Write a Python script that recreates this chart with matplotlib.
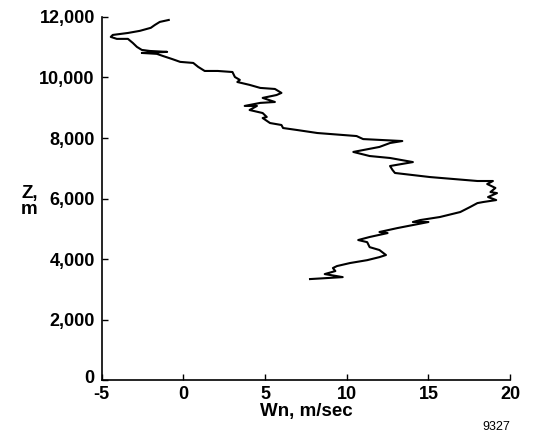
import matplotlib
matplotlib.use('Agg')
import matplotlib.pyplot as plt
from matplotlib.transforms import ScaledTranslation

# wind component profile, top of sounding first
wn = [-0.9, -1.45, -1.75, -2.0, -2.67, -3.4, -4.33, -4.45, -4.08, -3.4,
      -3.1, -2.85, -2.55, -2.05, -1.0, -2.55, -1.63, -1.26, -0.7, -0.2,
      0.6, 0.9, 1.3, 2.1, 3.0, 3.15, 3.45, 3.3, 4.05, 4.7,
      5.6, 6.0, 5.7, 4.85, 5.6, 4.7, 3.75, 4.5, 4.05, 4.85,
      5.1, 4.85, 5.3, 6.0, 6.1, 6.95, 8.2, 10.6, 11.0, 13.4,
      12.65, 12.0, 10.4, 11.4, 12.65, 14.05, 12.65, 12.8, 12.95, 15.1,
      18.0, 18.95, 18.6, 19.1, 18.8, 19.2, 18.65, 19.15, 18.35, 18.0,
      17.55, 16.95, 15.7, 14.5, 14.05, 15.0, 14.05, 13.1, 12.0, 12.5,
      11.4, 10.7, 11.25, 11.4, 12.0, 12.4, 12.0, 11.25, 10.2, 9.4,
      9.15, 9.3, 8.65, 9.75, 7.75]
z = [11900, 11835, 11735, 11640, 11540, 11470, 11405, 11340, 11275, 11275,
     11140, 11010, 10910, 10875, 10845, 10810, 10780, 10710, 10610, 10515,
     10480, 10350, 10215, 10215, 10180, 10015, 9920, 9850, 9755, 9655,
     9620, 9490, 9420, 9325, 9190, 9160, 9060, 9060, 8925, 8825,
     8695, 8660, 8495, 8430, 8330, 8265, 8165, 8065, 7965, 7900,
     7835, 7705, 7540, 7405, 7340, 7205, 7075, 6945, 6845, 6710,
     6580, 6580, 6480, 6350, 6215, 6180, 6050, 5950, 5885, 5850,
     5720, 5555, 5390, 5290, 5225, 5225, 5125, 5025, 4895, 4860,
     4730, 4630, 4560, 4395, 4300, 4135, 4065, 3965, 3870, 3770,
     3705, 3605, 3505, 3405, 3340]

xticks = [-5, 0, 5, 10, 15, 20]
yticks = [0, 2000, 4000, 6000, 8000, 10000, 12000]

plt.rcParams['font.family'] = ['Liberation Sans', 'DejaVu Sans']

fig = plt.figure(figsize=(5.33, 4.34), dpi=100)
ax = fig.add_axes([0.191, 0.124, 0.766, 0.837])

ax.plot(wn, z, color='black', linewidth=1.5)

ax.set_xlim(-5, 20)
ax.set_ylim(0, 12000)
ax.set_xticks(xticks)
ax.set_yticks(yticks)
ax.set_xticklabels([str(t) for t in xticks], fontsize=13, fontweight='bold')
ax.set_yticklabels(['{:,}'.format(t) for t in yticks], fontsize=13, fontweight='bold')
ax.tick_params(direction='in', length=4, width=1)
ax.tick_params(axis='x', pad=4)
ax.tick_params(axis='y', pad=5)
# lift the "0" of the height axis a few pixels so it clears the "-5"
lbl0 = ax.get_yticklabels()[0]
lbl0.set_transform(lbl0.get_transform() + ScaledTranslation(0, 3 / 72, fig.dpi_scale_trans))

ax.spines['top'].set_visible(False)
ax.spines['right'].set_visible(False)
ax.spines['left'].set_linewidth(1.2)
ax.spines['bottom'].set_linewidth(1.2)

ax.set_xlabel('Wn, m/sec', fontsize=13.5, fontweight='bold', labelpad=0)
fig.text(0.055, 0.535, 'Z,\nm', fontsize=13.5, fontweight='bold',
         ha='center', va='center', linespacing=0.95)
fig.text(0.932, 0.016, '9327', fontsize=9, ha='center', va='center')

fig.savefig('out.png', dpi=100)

-=-=-=-=-

Task: Reproduce only the lines from the beginning of the data through the line that contains "from matplotlib.transforms import", both included, and please drop the pictures.

The answer:
Write a Python script that recreates this chart with matplotlib.
import matplotlib
matplotlib.use('Agg')
import matplotlib.pyplot as plt
from matplotlib.transforms import ScaledTranslation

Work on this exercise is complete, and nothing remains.